A propósito de lenguas indígenas (si quisiera presumir de ser políticamente correcto usaría la indebida muletilla lenguas originarias), no salgo de mi azoro cuando tengo en mis manos un libro escrito en cualquiera de ellas. Primero, me complace que al fin se le dé valor impreso a un idioma nacional distinto al hispánico; pero después, al revisar a detalle la obra, mi emoción se tambalea con interrogantes sin respuesta. Convengo en que haya fonemas necesitados de un signo auxiliar (diéresis, virgulillas, diagonales, guiones bajos) para representar su dicción adecuada. Pero, ¿por qué esa manía moderna de emplear la k y la w, dos letras que también son exóticas en la lengua cervantina?; ¿se pronuncian distinto la c y la u que la k y la w (al menos en náhuatl, hasta donde conozco, no); ¿qué se gana entonces con escribir akatl, koatl, Mexiko, masewal, siwatl, wexotl, en lugar de acatl, coatl, Mexico, macehual, cihuatl, huexotl, formas ortográficas a las que indígenas y no indígenas nos acostumbramos desde la infancia a verlas así?

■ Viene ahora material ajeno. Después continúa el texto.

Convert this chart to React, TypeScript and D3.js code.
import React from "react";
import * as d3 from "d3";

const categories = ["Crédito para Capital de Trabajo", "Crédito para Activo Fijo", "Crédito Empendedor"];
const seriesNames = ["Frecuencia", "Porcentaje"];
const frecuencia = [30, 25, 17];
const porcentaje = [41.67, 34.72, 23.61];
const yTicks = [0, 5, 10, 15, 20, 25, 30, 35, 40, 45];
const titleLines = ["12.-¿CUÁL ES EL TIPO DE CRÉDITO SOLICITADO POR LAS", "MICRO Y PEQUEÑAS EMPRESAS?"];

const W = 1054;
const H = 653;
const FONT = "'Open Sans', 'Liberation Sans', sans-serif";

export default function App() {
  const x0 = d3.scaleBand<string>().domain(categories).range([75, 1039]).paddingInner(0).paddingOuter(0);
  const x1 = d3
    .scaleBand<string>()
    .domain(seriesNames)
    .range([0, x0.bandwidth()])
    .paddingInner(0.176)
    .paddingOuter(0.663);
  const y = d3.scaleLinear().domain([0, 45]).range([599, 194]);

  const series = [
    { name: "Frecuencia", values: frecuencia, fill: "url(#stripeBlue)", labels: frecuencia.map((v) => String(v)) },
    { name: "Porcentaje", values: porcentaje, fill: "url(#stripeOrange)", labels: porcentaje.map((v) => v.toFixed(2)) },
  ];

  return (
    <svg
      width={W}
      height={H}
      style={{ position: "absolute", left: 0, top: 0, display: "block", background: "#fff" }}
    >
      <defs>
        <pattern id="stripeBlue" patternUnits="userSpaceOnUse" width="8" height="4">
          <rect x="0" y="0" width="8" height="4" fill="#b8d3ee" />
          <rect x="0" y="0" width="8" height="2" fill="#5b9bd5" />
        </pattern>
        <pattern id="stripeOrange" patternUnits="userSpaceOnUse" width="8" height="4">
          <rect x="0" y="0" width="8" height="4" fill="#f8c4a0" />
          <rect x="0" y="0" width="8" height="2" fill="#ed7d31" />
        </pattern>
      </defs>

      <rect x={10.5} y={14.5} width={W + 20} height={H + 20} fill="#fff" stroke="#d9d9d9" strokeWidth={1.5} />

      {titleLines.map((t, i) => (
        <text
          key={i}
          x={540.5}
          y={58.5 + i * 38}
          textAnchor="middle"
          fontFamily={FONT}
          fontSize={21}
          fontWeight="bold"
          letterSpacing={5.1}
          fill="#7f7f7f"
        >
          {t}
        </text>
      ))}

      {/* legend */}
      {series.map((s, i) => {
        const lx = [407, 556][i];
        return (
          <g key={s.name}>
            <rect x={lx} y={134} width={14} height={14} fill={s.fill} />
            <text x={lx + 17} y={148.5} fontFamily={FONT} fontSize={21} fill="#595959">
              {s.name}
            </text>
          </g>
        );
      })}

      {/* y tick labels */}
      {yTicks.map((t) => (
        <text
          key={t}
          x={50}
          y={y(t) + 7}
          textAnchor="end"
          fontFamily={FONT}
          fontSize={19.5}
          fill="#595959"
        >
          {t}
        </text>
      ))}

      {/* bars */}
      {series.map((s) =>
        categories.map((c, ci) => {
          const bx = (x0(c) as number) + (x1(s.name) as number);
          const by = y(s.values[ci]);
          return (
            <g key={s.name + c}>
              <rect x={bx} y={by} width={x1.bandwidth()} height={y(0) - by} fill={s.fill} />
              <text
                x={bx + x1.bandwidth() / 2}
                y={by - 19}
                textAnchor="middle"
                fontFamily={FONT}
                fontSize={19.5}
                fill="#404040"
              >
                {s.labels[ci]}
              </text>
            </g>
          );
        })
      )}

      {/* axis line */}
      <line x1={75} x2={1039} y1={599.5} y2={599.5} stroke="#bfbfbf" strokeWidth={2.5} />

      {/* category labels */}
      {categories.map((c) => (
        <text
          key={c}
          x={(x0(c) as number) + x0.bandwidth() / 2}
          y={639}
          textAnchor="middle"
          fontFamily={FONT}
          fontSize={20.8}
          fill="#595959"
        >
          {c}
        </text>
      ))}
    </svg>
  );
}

Lejos estoy de considerarme un purista de la lengua. Además de amar el castellano en general, soy ferviente admirador del lenguaje popular de México, con todas sus virtudes y defectos. Odio, sin embargo, los moldes, los clichés, las ataduras lingüísticas. Y en eso se ha sumido el habla, no nada más callejera sino académica, tecnocrática, gubernamental, culturoide. Terminajos ampulosos pero vacíos, soltados sin recato alguno, muchos de ellos de aplicación impropia. Prototipo de tales aberraciones: evento. ¿Acaso se puede programar y organizar algo que es, como indica su nombre, eventual, casual, ocasional, fortuito? Y quién lo dijera: pese a ser una mala traducción del inglés, el susodicho ya está incluido en el tumbaburros académico como sinónimo de ‘acto programado y organizado’, acepción que contradice radicalmente la primitiva de ‘hecho circunstancial, suceso aleatorio’.
La horrografía da para mucho y quizá vuelva a ella en otra ocasión. Ojalá que, llegada ésta (la ocasión), sepa yo ventanear con tino a aquélla (la horrografía). Aquí mismo nos leeremos, sólo (salvo) que me quede solo (sin público seguidor) y nadie me pele ya como el columnista (con minúscula) que domingo a domingo suelta tantos exabruptos (¡ah, caray!, ¿debo escribir ex abruptos?).